Первые признаки тревоги проявились в Великобритании в конце 80-х годов. Поскольку ими был охвачен не кто иной как Вильям Питт, тогдашний премьер-министр, последствия оказались тяжелыми для России, а могло быть еще хуже. Питт способствовал тому, что по ходу войны с Турцией от России откололся союзник — Австрийская монархия, и над Петербургом нависла угроза шведского нашествия — в Стокгольме не оставили мысли о реванше за поражение, понесенное от Петра I, и вступили в войну. Питт даже решил преступить вековую британскую традицию, предписывавшую воевать руками союзников, и принялся снаряжать могучую, в тридцать линейных судов, эскадру. Парламенту опасения премьера показались преувеличенными. Экспедиция сорвалась. Затем на первый план выдвинулась грозная опасность французской революции, что побуждало сотрудничать с Екатериной II. Но семя статус-кво — защиты целостности и неприкосновенности Османской империи для противопоставления ее России — было брошено в политическую почву.

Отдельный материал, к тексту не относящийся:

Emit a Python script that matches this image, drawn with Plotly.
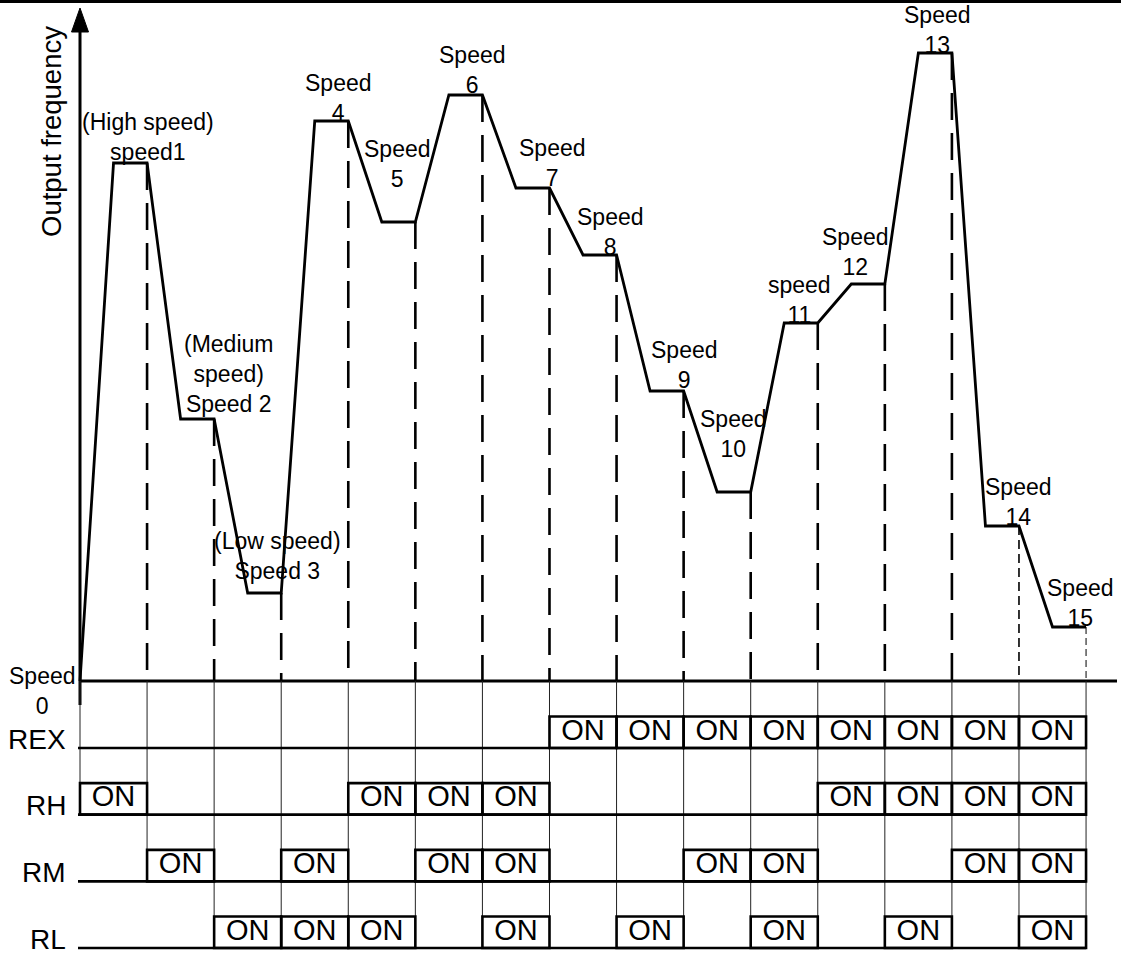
import plotly.graph_objects as go

# ---------------- data ----------------
# boundaries between speed steps (t = 0 .. 15)
steps = list(range(16))
# output frequency level reached in each step (relative units, speed 0 .. 15)
freq = [0, 51.8, 26.2, 8.8, 56.0, 45.9, 58.6, 49.3, 42.6, 29.0, 18.9, 35.8, 39.7, 62.8, 15.5, 5.4]
speed_labels = [
    "Speed<br>0", "(High speed)<br>speed1", "(Medium<br>speed)<br>Speed 2",
    "(Low speed)<br>Speed 3", "Speed<br>4", "Speed<br>5", "Speed<br>6", "Speed<br>7",
    "Speed<br>8", "Speed<br>9", "Speed<br>10", "speed<br>11", "Speed<br>12",
    "Speed<br>13", "Speed<br>14", "Speed<br>15",
]
relay_names = ["REX", "RH", "RM", "RL"]
# ON (1) / OFF (0) state of each relay for speed steps 1 .. 15
REX = [0, 0, 0, 0, 0, 0, 0, 1, 1, 1, 1, 1, 1, 1, 1]
RH = [1, 0, 0, 0, 1, 1, 1, 0, 0, 0, 0, 1, 1, 1, 1]
RM = [0, 1, 0, 1, 0, 1, 1, 0, 0, 1, 1, 0, 0, 1, 1]
RL = [0, 0, 1, 1, 1, 0, 1, 0, 1, 0, 1, 0, 1, 0, 1]
relays = [REX, RH, RM, RL]
on_text = "ON"
axis_title = "Output frequency"

# ---------------- layout / style ----------------
W, H = 1121, 953
PX_X, X0_PX = 67.07, 80.0      # pixels per step, pixel position of t=0
PX_Y, Y0_PX = 10.0, 681.0      # pixels per unit, pixel position of f=0
xr = [-X0_PX / PX_X, (W - X0_PX) / PX_X]
yr = [(Y0_PX - H) / PX_Y, Y0_PX / PX_Y]
px2x = 1.0 / PX_X
px2y = 1.0 / PX_Y

FONT = "Liberation Sans, Arial, sans-serif"
RAMP = 0.5
row_base = [-(748 - Y0_PX) * px2y - i * 66.67 * px2y for i in range(4)]
BOX_H = 31.5 * px2y
# label offsets (px) from plateau end: (dx, up)
label_off = [(-38, -10), (1, 26), (14, 45), (-4, 37), (-10, 23), (-18, 58), (-10, 25),
             (3, 25), (-6, 23), (1, 26), (-17, 58), (-18, 23), (-29, 32), (-14, 23),
             (0, 24), (-6, 24)]

shapes = []
annotations = []

def line(x0, y0, x1, y1, w=2.5, dash="solid", color="black"):
    shapes.append(dict(type="line", xref="x", yref="y", x0=x0, y0=y0, x1=x1, y1=y1,
                       line=dict(color=color, width=w, dash=dash), layer="above"))

# top border
shapes.append(dict(type="line", xref="paper", yref="paper", x0=0, x1=1,
                   y0=1 - 1.5 / H, y1=1 - 1.5 / H, line=dict(color="black", width=3)))

# frequency axis (vertical arrow) and time axis
tip_y = (Y0_PX - 8) / PX_Y
base_y = (Y0_PX - 32) / PX_Y
line(0, (Y0_PX - 705) / PX_Y, 0, base_y + 0.2, w=3)
shapes.append(dict(type="path", xref="x", yref="y",
                   path=f"M {-8.5*px2x} {base_y} L {8.5*px2x} {base_y} L 0 {tip_y} Z",
                   fillcolor="black", line=dict(color="black", width=1)))
line(0, 0, (1117 - X0_PX) / PX_X, 0, w=3)

# dashed lines from each plateau end down to the time axis
for k in steps[1:]:
    if k <= 13:
        w, d = 2.6, "27px,13px"
    elif k == 14:
        w, d = 1.6, "9px,5px"
    else:
        w, d = 1.0, "7px,4px"
    line(k, freq[k], k, 0, w=w, dash=d)

# thin boundary lines below the time axis
for k in steps:
    lowest = None
    for r, states in enumerate(relays):
        before = states[k - 1] if k >= 1 else 0
        after = states[k] if k < 15 else 0
        if before or after:
            lowest = r
    if lowest is not None:
        line(k, 0, k, row_base[lowest], w=1, color="#222")

# relay rows
for r, states in enumerate(relays):
    yb = row_base[r]
    line(-2 * px2x, yb, 15, yb, w=2.6)
    for i, s in enumerate(states):
        if s:
            shapes.append(dict(type="rect", xref="x", yref="y", x0=i, x1=i + 1,
                               y0=yb, y1=yb + BOX_H, line=dict(color="black", width=2.6),
                               layer="above"))
    annotations.append(dict(x=0, y=yb, xref="x", yref="y", text=relay_names[r],
                            showarrow=False, xanchor="right", yanchor="middle",
                            xshift=-12, yshift=9, font=dict(family=FONT, size=28, color="black")))

# speed profile
px_, py_ = [steps[0]], [freq[0]]
for k in steps[1:]:
    px_ += [k - 1 + RAMP, k]
    py_ += [freq[k], freq[k]]

traces = [go.Scatter(x=px_, y=py_, mode="lines", line=dict(color="black", width=2.8),
                     hoverinfo="skip")]

# ON texts
ox, oy = [], []
for r, states in enumerate(relays):
    for i, s in enumerate(states):
        if s:
            ox.append(i + 0.5)
            oy.append(row_base[r] + BOX_H / 2)
traces.append(go.Scatter(x=ox, y=oy, mode="text", text=[on_text] * len(ox),
                         textposition="middle center",
                         textfont=dict(family=FONT, size=29, color="black"),
                         hoverinfo="skip"))

# speed labels
for k in steps:
    dx, up = label_off[k]
    annotations.append(dict(x=k, y=freq[k], xref="x", yref="y", text=speed_labels[k],
                            showarrow=False, xanchor="center", yanchor="middle",
                            xshift=dx, yshift=up, align="center",
                            font=dict(family=FONT, size=23, color="black")))

# axis title
annotations.append(dict(x=51 / W, y=1 - 132 / H, xref="paper", yref="paper",
                        text=axis_title, textangle=-90, showarrow=False,
                        xanchor="center", yanchor="middle",
                        font=dict(family=FONT, size=27.5, color="black")))

fig = go.Figure(traces)
fig.update_layout(
    width=W, height=H, autosize=False,
    margin=dict(l=0, r=0, t=0, b=0, pad=0),
    paper_bgcolor="white", plot_bgcolor="white",
    showlegend=False,
    xaxis=dict(range=xr, visible=False, fixedrange=True),
    yaxis=dict(range=yr, visible=False, fixedrange=True),
    shapes=shapes, annotations=annotations,
)
fig.write_html("out.html", config={"displayModeBar": False},
               post_script="document.body.style.margin='0';document.body.style.overflow='hidden';")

Долгие двадцать лет принцип статус-кво вызревал, можно сказать, без огласки: в Европе бушевали войны, сперва против революционной Франции, затем несколько коалиций держав сражались с Наполеоном Бонапартом. Россия и Великобритания оказались союзниками на главном театре. Стоило ли в таких условиях поднимать вопрос о судьбах Османской державы, чреватый осложнениями, а то и открытым столкновением? О Юго-Восточной Европе в Лондоне не то что забыли, но старались не упоминать о ней всуе. Но не успел рассеяться над континентом пороховой дым, как глава британского внешнеполитического ведомства Роберт Каслри заметил в узком кругу: «Сколь бы варварской ни была Турция, она в системе Европы составляет необходимое зло». О необходимости сохранения Османской империи, а стало быть, и ее балканских владений, в Лондоне помнили крепко. Но провозглашать свои намерения было не ко времени, когда на счету был каждый русский солдат, сражавшийся с Наполеоном. И в 1804–1806 гг. кабинет, в ответ на осторожный русский зондаж относительно судеб Балкан, отделался неопределенными и ни к чему не обязывавшими рассуждениями.

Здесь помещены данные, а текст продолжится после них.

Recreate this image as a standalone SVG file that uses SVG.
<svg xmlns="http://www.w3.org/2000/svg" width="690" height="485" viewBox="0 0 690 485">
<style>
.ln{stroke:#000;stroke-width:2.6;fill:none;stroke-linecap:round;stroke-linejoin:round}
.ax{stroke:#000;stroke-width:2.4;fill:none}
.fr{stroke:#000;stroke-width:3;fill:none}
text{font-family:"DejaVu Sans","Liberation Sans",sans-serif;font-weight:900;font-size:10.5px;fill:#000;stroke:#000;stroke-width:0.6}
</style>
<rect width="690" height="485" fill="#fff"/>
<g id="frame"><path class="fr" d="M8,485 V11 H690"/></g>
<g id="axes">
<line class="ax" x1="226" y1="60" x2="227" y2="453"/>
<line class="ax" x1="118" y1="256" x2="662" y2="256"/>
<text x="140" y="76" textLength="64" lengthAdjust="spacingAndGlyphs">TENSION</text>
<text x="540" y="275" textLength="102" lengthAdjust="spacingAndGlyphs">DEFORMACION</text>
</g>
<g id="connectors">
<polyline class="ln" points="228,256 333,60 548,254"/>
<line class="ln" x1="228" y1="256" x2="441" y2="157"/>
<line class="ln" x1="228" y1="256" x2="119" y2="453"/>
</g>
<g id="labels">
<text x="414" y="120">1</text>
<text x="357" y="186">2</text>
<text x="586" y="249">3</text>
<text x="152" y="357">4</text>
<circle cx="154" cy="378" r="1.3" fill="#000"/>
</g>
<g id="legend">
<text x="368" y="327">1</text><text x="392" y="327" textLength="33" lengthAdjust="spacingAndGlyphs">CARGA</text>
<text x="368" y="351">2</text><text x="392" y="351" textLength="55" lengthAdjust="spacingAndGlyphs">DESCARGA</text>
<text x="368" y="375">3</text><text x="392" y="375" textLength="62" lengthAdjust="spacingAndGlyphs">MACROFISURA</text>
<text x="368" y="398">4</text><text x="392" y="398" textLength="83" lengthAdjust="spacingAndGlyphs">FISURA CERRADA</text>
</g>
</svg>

В 1807 г. на Россию обрушилось поражение под Фридляндом и несчастный Тильзитский мир. Она оказалась формальным союзником Бонапарта и противником Великобритании. Редко когда форма и содержание так не соответствовали друг другу. В этой «странной войне» стороны тщательно избегали военных действий, — даже тогда, когда столкновение представлялось неизбежным. Так, средиземноморская эскадра адмирала Сенявина оказалась запертой в устье реки Тахо (Португалия) превосходящими силами британского флота. Командовавший им адмирал обратился к Сенявину с предложением произвести «передачу» (а не сдачу) кораблей так, «чтобы менее всего были задеты чувства вашего превосходительства». Суда были сохранены и в дальнейшем препровождены в Россию, а стоимость пришедших в негодность была возмещена. Джордж Каннинг, возглавлявший тогда Форин оффис, не упускал случая выразить сожаление по поводу создавшейся трагической ситуации, когда естественные союзники, Великобритания и Россия, очутились в состоянии разрыва и войны.
В том же 1807 г., когда Великобритания осталась один на один с Наполеоном, французская дипломатия спровоцировала Турцию на войну с ней. Англичане решили нанести удар по сердцу Османской империи. Эскадра адмирала Дакуорта прорвалась через Дарданеллы в Мраморное море. Но тут судьба повернулась к дерзкому адмиралу спиной: утих ветер, наступил штиль, обвисли паруса на реях; корабли его величества недвижно замерли под жерлами пушек османских батарей по побережью. И по сию пору историки строят догадки, почему турки не сожгли и не потопили всю эскадру. Когда ветер подул вновь, адмирал был рад поскорее убраться на более безопасную позицию у входа в пролив.